The father in the novel also has a secret that the boy needs to hear, and needs to hear from him: his parents are divorcing. As the trip wears on, procrastination keeps getting easier.
Thompson particularly enjoys fielding questions from readers who’ve already read the new novel.
"I’ve gotten such beautiful responses from people who’ve read the book," he said. "As a storyteller, that’s just delicious for me. I love it when we can have profound conversations."
But as an actor, Thompson also is "pretty good at reading the room, and I’m full of stories from my fifty years in the business," he said. He’s ready to stop and answer a question about what it was like to work with Katharine Hepburn because he’s able to pick up on audience sentiments "from smiles to sniffles."

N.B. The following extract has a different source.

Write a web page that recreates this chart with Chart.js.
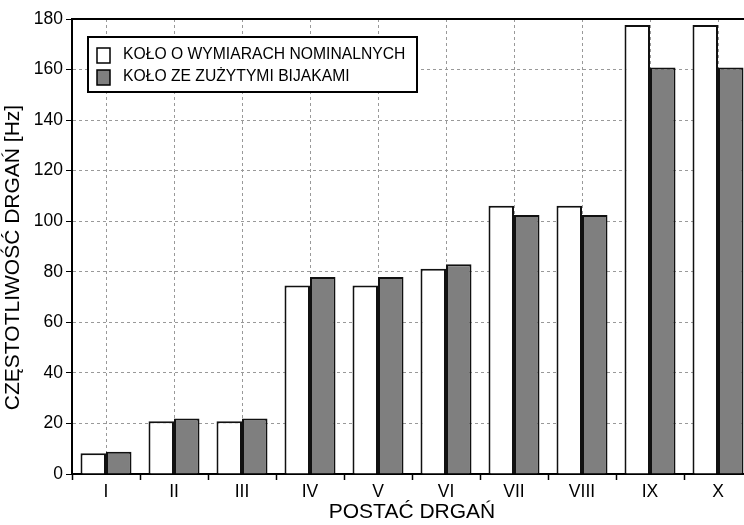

That’s why he brings the Oscar whenever he can. He knows that readers join the story wherever they happen to be, and every road story is worth telling.
Like the one when Oscar showed up on an airport X-ray — and everything stopped. Including the luggage belt. Thompson said the security personnel almost couldn’t believe what they were seeing when the statuette’s unmistakable silhouette scrolled across the small screen.
Luckily, Thompson did not have to unpack. The security officer simply turned the trophy in place so she could read the inscription and be certain that Thompson was who he said he was.
"I’m proud of it," he said he told the officer about his statuette. "I’m not going to give it back."